The grid example shows that product is not limited to small lookup tables — it also works well with ranges turned into arrays, making it a useful building block for coordinate pairs, layout calculations, and any problem that needs to enumerate every combination of two or more independent dimensions. When the result set grows large, the performance considerations below become especially important to keep in mind.

Performance Notes

  • The number of combinations grows exponentially: array1.size * array2.size * ...
  • For large arrays, this can create massive result sets
  • Use .each with blocks for memory-efficient iteration over combinations

These notes are the reason the method should be used deliberately. The output size is easy to calculate, but it can still surprise you if the inputs grow. Thinking about the size up front helps keep a convenient helper from turning into a heavy computation.

Practical Notes

product is useful when the problem is really about combinations rather than simple iteration. Test matrices, configuration grids, and catalog-style option lists are all good fits because the method makes every pairing explicit. That can save a lot of nested loop code and make the intended result much easier to review.

Because the number of results grows quickly, it is worth checking the size of the inputs before calling product on large collections. A small helper that estimates the result count can prevent a combinatorial blow-up in scripts that assemble many variants at once.

Gotchas

Forgetting the Result

# Common mistake: not capturing the return value
[1, 2].product([:a, :b]) { |combo| puts combo }
# => nil (block returns nil, not the combinations!)

# Fix: use the return value
result = [1, 2].product([:a, :b])
# => [[1, :a], [1, :b], [2, :a], [2, :b]]
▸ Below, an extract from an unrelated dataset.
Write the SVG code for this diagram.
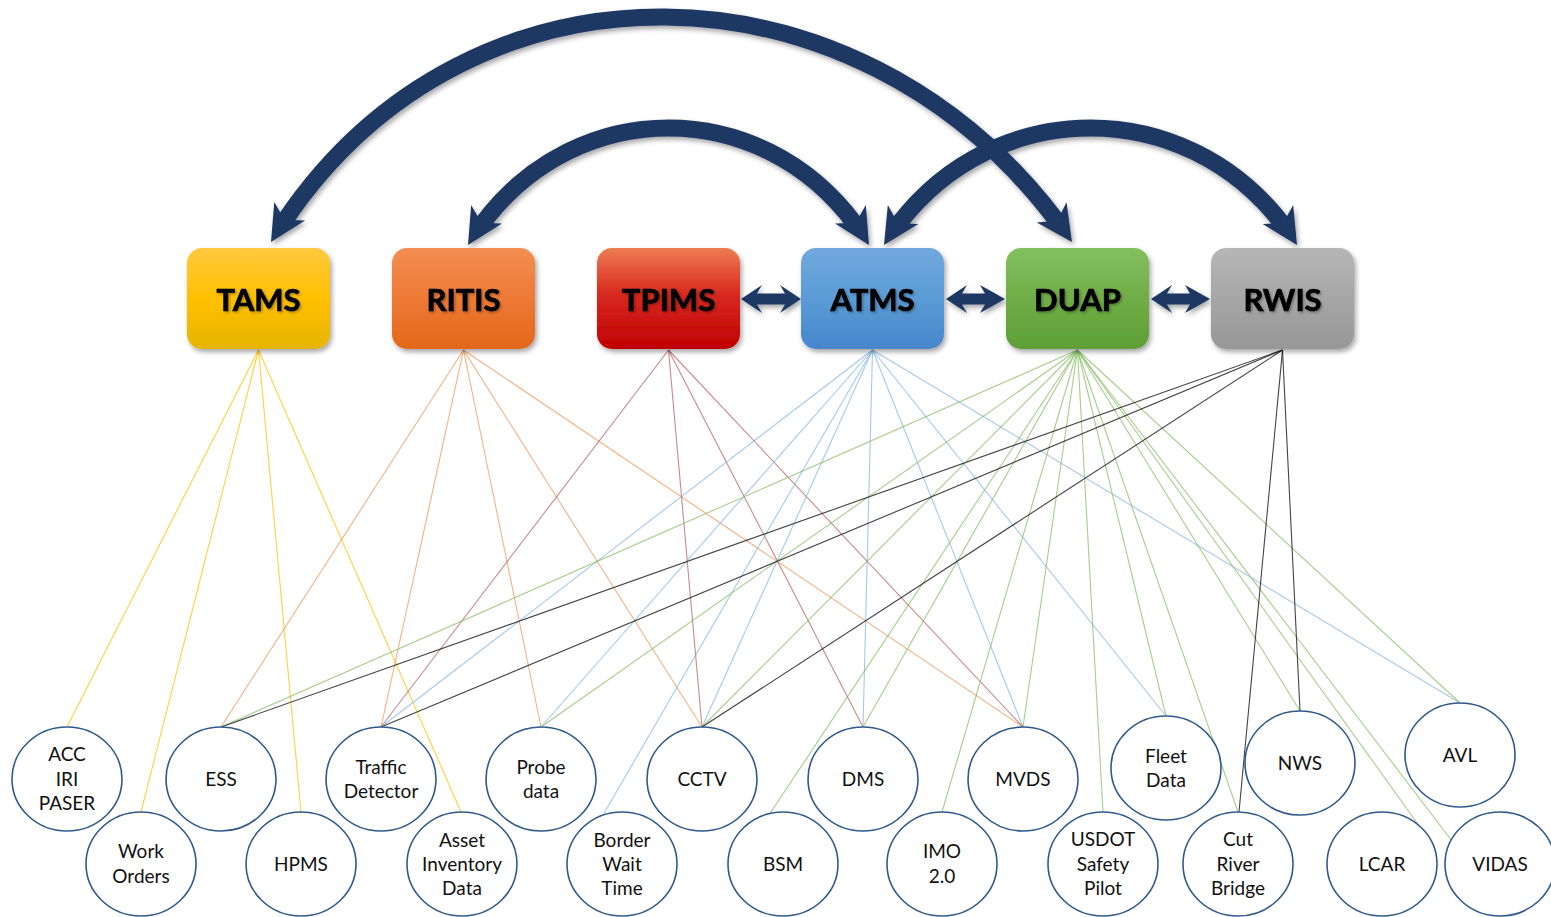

The gotcha here is mostly about remembering that the block form is for side effects, not for collecting the result. If you need the array of combinations afterward, keep the return value instead of relying on the block output.

Empty Arrays

[1, 2].product([])
# => [] — empty array means no combinations

[].product([:a, :b])
# => [] — empty receiver means no combinations

Empty inputs are a nice example of the method being strict but unsurprising. No values means no pairings, so the empty array result is exactly what you would expect from the cartesian product definition.